Similarly, Red Cell members at Penn State investigate threats and opportunities in a range of scenarios and test the effectiveness of possible responses. The Red Cell Lab has collaborated with the Marine Corps Warfighting Lab, the Office of the Secretary of Defense for Intelligence, the Penn State Office of Emergency Management, Boeing Corporation and the U.S. Army War College.
Col. Jake Graham, professor of practice in information sciences and technology, said that while the lab can easily adapt its research to military, counterterrorism and security missions, lab members are also using their expertise to analyze possible outcomes in emergency and natural disaster relief operations.
The lab features advanced technology for information visualization, including 3-D visual displays. Researchers can even print out three-dimensional models using a 3-D printer. This allows researchers to physically hold and examine models of data, rather than just observing the information on a video screen.
In one recent project, Red Cell students helped the military understand how insurgents might use unconventional tactics to defend against aircraft and helicopter attacks. Graham said Red Cell students are also devising a game that will analyze how communities will cooperate -- or compete -- for resources during natural disasters.
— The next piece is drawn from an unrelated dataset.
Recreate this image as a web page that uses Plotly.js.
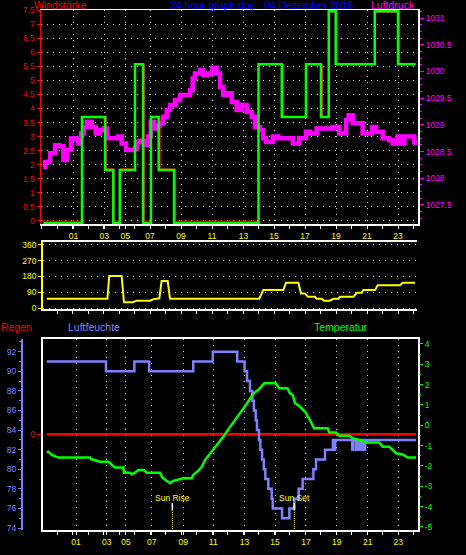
<!DOCTYPE html>
<html><head><meta charset="utf-8">
<script src="https://cdn.plot.ly/plotly-3.0.1.min.js"></script>
<style>html,body{margin:0;padding:0;background:#000;}#c{width:466px;height:555px;}</style>
</head><body><div id="c"></div>
<script>
// ---------- data (hours of the day) ----------
const hourLabels = ['01','03','05','07','09','11','13','15','17','19','21','23'];
const topTickPos = [2.06,4.05,5.41,7.0,9.0,11.0,13.03,15.0,17.0,19.0,21.0,23.0];
const botTickPos = [2.23,4.21,5.45,7.11,9.15,11.08,13.09,15.07,17.06,19.05,21.05,23.02];

// Windstärke (green) step series
const windT = [0.12,2.61,4.10,4.63,5.05,6.03,6.55,7.06,7.56,8.55,14.0,15.5,17.06,18.03,18.53,18.98,21.5,23.0,24.14];
const windV = [0,3.704,1.852,0,1.852,5.556,0,3.704,1.852,0,5.556,3.704,5.556,3.704,7.408,5.556,7.408,5.556,5.556];
// Windböe (red) step series
const gustT = [0.05,2.61,4.20,4.73,5.05,6.03,6.65,7.06,7.66,8.65,14.0,15.6,17.06,18.13,18.53,19.08,21.5,23.1,24.14];
const gustV = [0,3.704,1.852,0,1.852,5.556,0,3.704,1.852,0,5.556,3.704,5.556,3.704,7.408,5.556,7.408,5.556,5.556];

// Luftdruck (magenta)
const pressT = [0.12,0.23,0.42,0.55,0.76,0.87,1.15,1.41,1.63,1.90,2.16,2.37,2.55,2.74,2.95,3.24,3.50,3.77,4.05,4.21,4.63,4.95,5.17,5.45,6.03,6.14,6.35,6.61,6.89,7.05,7.26,7.43,7.65,7.86,8.08,8.29,8.61,8.94,9.26,9.58,9.75,9.90,10.23,10.44,10.76,11.02,11.30,11.52,11.73,11.95,12.27,12.59,12.92,13.24,13.56,13.77,14.10,14.31,14.48,14.63,14.92,15.28,15.82,16.21,16.63,17.06,17.32,17.50,17.75,18.35,18.79,19.21,19.65,19.82,20.08,20.50,20.72,21.05,21.32,21.58,22.01,22.44,22.66,22.98,23.19,23.41,23.73,24.05,24.12];
const pressV = [1028.21,1028.30,1028.31,1028.47,1028.47,1028.62,1028.60,1028.34,1028.53,1028.75,1028.73,1028.65,1028.84,1028.96,1029.06,1028.96,1028.84,1028.90,1028.93,1028.75,1028.75,1028.78,1028.65,1028.53,1028.56,1028.68,1028.70,1028.62,1028.78,1029.06,1028.93,1028.99,1029.03,1029.15,1029.28,1029.37,1029.46,1029.56,1029.56,1029.65,1029.87,1029.96,1030.02,1029.93,1029.96,1030.07,1029.96,1029.71,1029.56,1029.59,1029.43,1029.28,1029.37,1029.24,1029.15,1028.96,1028.90,1028.75,1028.68,1028.68,1028.78,1028.75,1028.75,1028.65,1028.75,1028.87,1028.84,1028.84,1028.93,1028.93,1028.96,1028.84,1029.09,1029.18,1029.03,1029.03,1028.84,1028.84,1028.96,1028.87,1028.75,1028.71,1028.65,1028.78,1028.65,1028.78,1028.78,1028.68,1028.62];
const pressTicks = [1027.5,1028,1028.5,1029,1029.5,1030,1030.5,1031];
const pressLabels = ['1027.5','1028','1028.5','1029','1029.5','1030','1030.5','1031'];
const windTicks = [0,0.5,1,1.5,2,2.5,3,3.5,4,4.5,5,5.5,6,6.5,7,7.5];

// Windrichtung (yellow)
const dirT = [0.34,4.25,4.37,5.17,5.32,5.90,6.14,7.00,7.21,7.60,7.75,8.14,8.29,14.05,14.31,15.60,15.77,16.57,16.74,17.00,17.20,17.65,17.75,18.08,18.23,18.60,18.83,19.15,19.26,20.12,20.34,20.66,20.76,21.52,21.69,23.13,23.30,24.10];
const dirV = [54,54,183,183,34,34,43,43,51,56,155,155,54,54,103,103,144,144,84,84,65,65,54,54,43,43,54,54,65,65,88,88,103,103,131,131,144,144];
const dirTicks = [0,90,180,270,360];
const dirNames = ['N','O','S','W','N'];

// Luftfeuchte (blue) step series
const humT = [0.34,4.16,5.99,6.94,9.79,11.05,12.63,13.10,13.26,13.45,13.60,13.70,13.82,13.90,14.03,14.12,14.23,14.34,14.44,14.63,14.85,14.92,15.52,15.99,16.31,16.59,16.85,17.54,17.71,18.29,18.80,18.85,18.95,20.05,20.12,20.30,20.42,20.55,20.68,20.80,20.88,24.16];
const humV = [91,90,91,90,91,92,91,90,89,88,87,86,85,84,83,82,81,80,79,78,77,76,75,76,77,78,79,80,81,82,83,82,83,82,83,82,83,82,83,82,83,83];

// Temperatur (green)
const tempT = [0.34,0.44,0.66,1.08,3.13,3.20,3.77,4.31,4.48,4.74,5.28,5.32,5.71,5.82,6.03,6.25,6.61,6.79,7.65,7.79,8.01,8.29,8.50,8.83,9.15,9.69,9.79,10.12,10.34,10.55,10.76,11.08,11.41,11.73,12.05,12.37,12.76,13.19,13.45,13.66,14.05,14.37,15.10,15.24,15.34,15.87,16.03,16.21,16.35,16.68,17.00,17.32,17.58,18.46,18.57,19.00,19.21,19.86,20.08,20.50,20.94,21.79,22.01,22.44,22.66,22.87,23.30,23.63,24.16];
const tempV = [-1.33,-1.30,-1.46,-1.59,-1.59,-1.66,-1.79,-1.79,-1.90,-2.07,-2.07,-2.33,-2.33,-2.41,-2.33,-2.20,-2.20,-2.33,-2.33,-2.56,-2.69,-2.85,-2.74,-2.69,-2.61,-2.61,-2.44,-2.23,-2.04,-1.71,-1.51,-1.18,-0.86,-0.56,-0.20,0.16,0.55,1.00,1.30,1.55,1.79,2.07,2.08,1.90,1.82,1.82,1.57,1.49,1.10,0.91,0.67,0.26,-0.15,-0.15,-0.36,-0.36,-0.51,-0.51,-0.64,-0.72,-0.84,-0.84,-1.05,-1.05,-1.21,-1.38,-1.43,-1.59,-1.59];
const tempTicks = [4,3,2,1,0,-1,-2,-3,-4,-5];
const tempLabels = ['4','3','2','1','0','-1','-2','-3','-4','-5'];
const humTicks = [74,76,78,80,82,84,86,88,90,92];

// Regen (red)
const rainT = [0.34,24.16];
const rainV = [0,0];

// Sonne
const sunNames = ['Sun Rise','Sun Set'];
const sunTimes = [8.44,16.31];

// ---------- style ----------
const F = '"Liberation Sans",Arial,sans-serif';
const RED='#ff0000', GREEN='#00ff00', MAG='#ff00ff', YEL='#ffff00', HUM='#8080ff', WHITE='#ffffff';
const GRID = {showgrid:true, gridcolor:'#d8d8d8', gridwidth:1, griddash:'1px,5px'};
const P = y => 1 - y/555;   // pixel row -> paper
const XW = x => x/466;
const TS = 8.5, TTL = 10.5;

const traces = [
  {x:pressT, y:pressV, xaxis:'x', yaxis:'y2', mode:'lines', line:{color:MAG, width:4.5, shape:'hv'}},
  {x:gustT, y:gustV, xaxis:'x', yaxis:'y', mode:'lines', line:{color:RED, width:1, shape:'hv'}},
  {x:windT, y:windV, xaxis:'x', yaxis:'y3', mode:'lines', line:{color:GREEN, width:2.5, shape:'hv'}},
  {x:dirT, y:dirV, xaxis:'x2', yaxis:'y4', mode:'lines', line:{color:YEL, width:2}},
  {x:humT, y:humV, xaxis:'x3', yaxis:'y7', mode:'lines', line:{color:HUM, width:2.5, shape:'hv'}},
  {x:tempT, y:tempV, xaxis:'x3', yaxis:'y8', mode:'lines', line:{color:GREEN, width:2.5}},
  {x:rainT, y:rainV, xaxis:'x3', yaxis:'y6', mode:'lines', line:{color:RED, width:2.5}}
];

const tickFont = c => ({family:F, size:TS, color:c});
const ann = (text, x, y, color, ya) => ({text:text, x:XW(x), y:P(y), xref:'paper', yref:'paper', xanchor:'left', yanchor:ya||'middle', showarrow:false, borderpad:0, font:{family:F, size:TTL, color:color}});

const layout = {
  width:466, height:555, margin:{l:0,r:0,t:0,b:0},
  paper_bgcolor:'#000', plot_bgcolor:'#000', showlegend:false,
  font:{family:F, color:WHITE}, separators:'.,',
  xaxis: Object.assign({domain:[XW(41),XW(418)], anchor:'y', range:[-0.032,24.29],
    showline:true, linecolor:WHITE, linewidth:1.5, mirror:true, zeroline:false,
    tickmode:'array', tickvals:topTickPos, ticktext:hourLabels, tickfont:tickFont(YEL),
    ticks:'outside', ticklen:3, tickcolor:WHITE,
    minor:{tick0:0, dtick:1, ticks:'outside', ticklen:3, tickcolor:WHITE, showgrid:false}}, GRID),
  yaxis: Object.assign({domain:[P(224),P(10)], anchor:'x', range:[-0.107,7.5],
    tickmode:'array', tickvals:windTicks,
    showline:true, linecolor:RED, linewidth:1.5, zeroline:false,
    ticks:'outside', ticklen:3, tickcolor:RED, tickfont:tickFont(RED)}, GRID),
  yaxis2: {overlaying:'y', side:'right', anchor:'x', range:[1027.144,1031.15],
    tickmode:'array', tickvals:pressTicks, ticktext:pressLabels,
    showline:true, linecolor:WHITE, linewidth:2, showgrid:false, zeroline:false,
    ticks:'outside', ticklen:4, tickcolor:MAG, tickfont:tickFont(MAG),
    minor:{tick0:1027, dtick:0.125, ticks:'outside', ticklen:2, tickcolor:MAG, showgrid:false}},
  yaxis3: {overlaying:'y', range:[-0.035,7.45], visible:false},

  xaxis2: {domain:[XW(42.7),XW(416.7)], anchor:'y4', range:[0.077,24.206],
    showline:true, linecolor:WHITE, linewidth:1.5, mirror:true, zeroline:false, showgrid:false,
    dtick:1, tick0:0, ticks:'outside', ticklen:3, tickcolor:WHITE, showticklabels:false},
  yaxis4: Object.assign({domain:[P(309.3),P(241.7)], anchor:'x2', range:[-5.7,377],
    tickmode:'array', tickvals:dirTicks, tickfont:tickFont(YEL),
    showline:true, linecolor:YEL, linewidth:1.5, zeroline:false,
    ticks:'outside', ticklen:3, tickcolor:YEL}, GRID),
  yaxis5: {overlaying:'y4', side:'right', anchor:'x2', range:[-5.7,377],
    tickmode:'array', tickvals:dirTicks, ticktext:dirNames, tickfont:{family:F, size:12.5, color:YEL},
    ticks:'', ticklabelstandoff:22, showline:true, linecolor:WHITE, linewidth:2, showgrid:false, zeroline:false},

  xaxis3: Object.assign({domain:[XW(42.7),XW(418)], anchor:'y6', range:[0.077,24.29],
    showline:true, linecolor:WHITE, linewidth:2, mirror:true, zeroline:false,
    tickmode:'array', tickvals:botTickPos, ticktext:hourLabels, tickfont:tickFont(YEL),
    ticks:'outside', ticklen:3, tickcolor:WHITE,
    minor:{tick0:0, dtick:1, ticks:'outside', ticklen:3, tickcolor:WHITE, showgrid:false}}, GRID),
  yaxis6: {domain:[P(530),P(339.3)], anchor:'x3', range:[-1.0036,0.9964],
    tickmode:'array', tickvals:[0], ticktext:['0'], tickfont:tickFont(RED),
    ticks:'outside', ticklen:4, tickcolor:RED, showline:true, linecolor:WHITE, linewidth:2, mirror:true,
    showgrid:false, zeroline:false},
  yaxis7: {overlaying:'y6', anchor:'free', position:XW(22), side:'left', range:[73.8,93.27],
    tickmode:'array', tickvals:humTicks,
    showline:true, linecolor:HUM, linewidth:2, showgrid:false, zeroline:false,
    ticks:'outside', ticklen:3, tickcolor:HUM, tickfont:tickFont(HUM),
    minor:{tick0:0, dtick:1, ticks:'outside', ticklen:2, tickcolor:HUM, showgrid:false}},
  yaxis8: {overlaying:'y6', side:'right', anchor:'x3', range:[-5.15,4.23],
    tickmode:'array', tickvals:tempTicks, ticktext:tempLabels, tickfont:tickFont(GREEN),
    ticks:'outside', ticklen:4, tickcolor:GREEN, showline:false, showgrid:false, zeroline:false,
    minor:{tick0:0, dtick:0.5, ticks:'outside', ticklen:2, tickcolor:GREEN, showgrid:false}},
  yaxis9: Object.assign({overlaying:'y6', range:[-0.125,10.27], dtick:1, tick0:0,
    showticklabels:false, ticks:'', zeroline:false, showline:false}, GRID),

  annotations: [
    ann('Windstärke', 33, 12.5, RED, 'bottom'),
    ann('24 hour graph day : 04 Dezember 2016', 169, 12.5, '#0000ff', 'bottom'),
    ann('Luftdruck', 370, 12.5, MAG, 'bottom'),
    ann('Regen', 0, 326.5, RED),
    ann('Luftfeuchte', 67, 326.5, HUM),
    ann('Temperatur', 313, 326.5, GREEN)
  ].concat(sunNames.map((s,i)=>({text:s, x:sunTimes[i], xref:'x3', y:P(497.7), yref:'paper', xanchor:'center', yanchor:'middle', showarrow:false, font:{family:F, size:8.5, color:YEL}}))),
  shapes: [].concat(...sunTimes.map(t=>[
    {type:'line', xref:'x3', yref:'paper', x0:t, x1:t, y0:P(503), y1:P(510), line:{color:WHITE, width:1.5}},
    {type:'line', xref:'x3', yref:'paper', x0:t, x1:t, y0:P(510), y1:P(530), line:{color:YEL, width:1, dash:'1px,1px'}}
  ]))
};

Plotly.newPlot('c', traces, layout, {staticPlot:true, displayModeBar:false});
</script></body></html>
"Every professor tries to bring real problems and challenges to the classroom," he said. "What I try to do is bring those real problems to life."
Uncovering Biases
Researchers and students have collaborated with the staff of Raytheon Intelligence and Information Systems, a defense contractor, to design a series of games that helps detect judgment biases. Since the Sept. 11 terrorist attacks, Graham explained, the intelligence community has studied bias as a serious handicap in making decisions based on intelligence. For example, many critics blame the failure to detect warning signs that Al Qaeda was preparing to attack the United States on the biases of intelligence agents and flawed problem-solving methods -- heuristics.
"It isn't just the 9-11 attacks that we're studying," said Graham. "There were several national intelligence failures, including the determination that there were weapons of mass destruction in Iraq, that were fraught with heuristic errors and biases."
Another mission for the lab is to investigate how to best integrate human intelligence with computer-based intelligence, often referred to as hard and soft sensor analysis. As computer sensors, cameras and other intelligence-gathering devices become ubiquitous, enormous amounts of data are now available to analysts. However, Graham said the availability of data does not always translate to intelligence. The way people process information is distinct from how computers do it, he said.
For instance, a camera that shows a person walking down the street cannot easily ascertain the motive of that person. Human observers, on the other hand, may offer information that is clouded by their own biases and less concrete than that given by hard sensors. "For example, you may ask a person the distance of an object and they may tell you it was 'a ways away,' " Graham said. "That could mean different things to different people."
In the lab, researchers can run complete experiments to offer new ways to leverage information from both types of sensors -- human and computer.
Graham also has developed robust game-based tools for intelligence research. The Synthetic Counter Insurgency, or SYNCOIN, is a dataset of fictitious but realistic messages and intelligence reports about insurgent activity in Baghdad.
Recently, intelligence analysts at Raytheon used the SYNCOIN data to design a game-based exercise to determine if detecting confirmation bias was possible. The researchers at Raytheon said they expect the game may one day be used to develop training techniques.
Taking the Pulse
As the tumultuous, grass-roots uprisings of the Arab Spring seem to indicate, social networks like Facebook and Twitter increasingly play a central role in communicating goals and organizing responses to everything from popular unrest to natural disasters.
Red Cell students tested have how people may use Twitter during an emergency, such as the touchdown of a tornado. Graham said the teams experiment with both positive uses of the social network -- distributing aid and medical care -- and negative uses -- identifying targets for possible looting.
David Hall, dean of the College of Information Sciences and Technology, said the Red Cell Lab goes to the heart of the College and the University's mission, not only providing research and service to the community, but involving students as researchers.
"What Jake has done here at Red Cell Lab is interesting," Hall said. "The students are the researchers and, in a way, they also become the research subjects."
Matthew J. Lesniewski, a research assistant in the Red Cell Lab, said his experience has given him opportunities he probably would not have had at other universities, including working with Penn State Emergency Management on how social media may influence how emergency workers respond to a disaster.
"This semester, we were able to participate in a joint Emergency Operations Center (EOC) exercise where men and women from a number of Penn State offices and Centre County emergency services responded to a mock disaster," Lesniewski said. "In doing so, we learned a great deal about how our social media technologies play a role during a crisis."
Lesniewski said the flexibility of the Red Cell Lab learning environment allows him to study current situations in near-real time.
"If I see a trend or pattern forming in current events, or if I happen upon an interesting case study that offers a challenging analytical vignette, I have the freedom to investigate with the full support of the Red Cell Lab," Lesniewski said.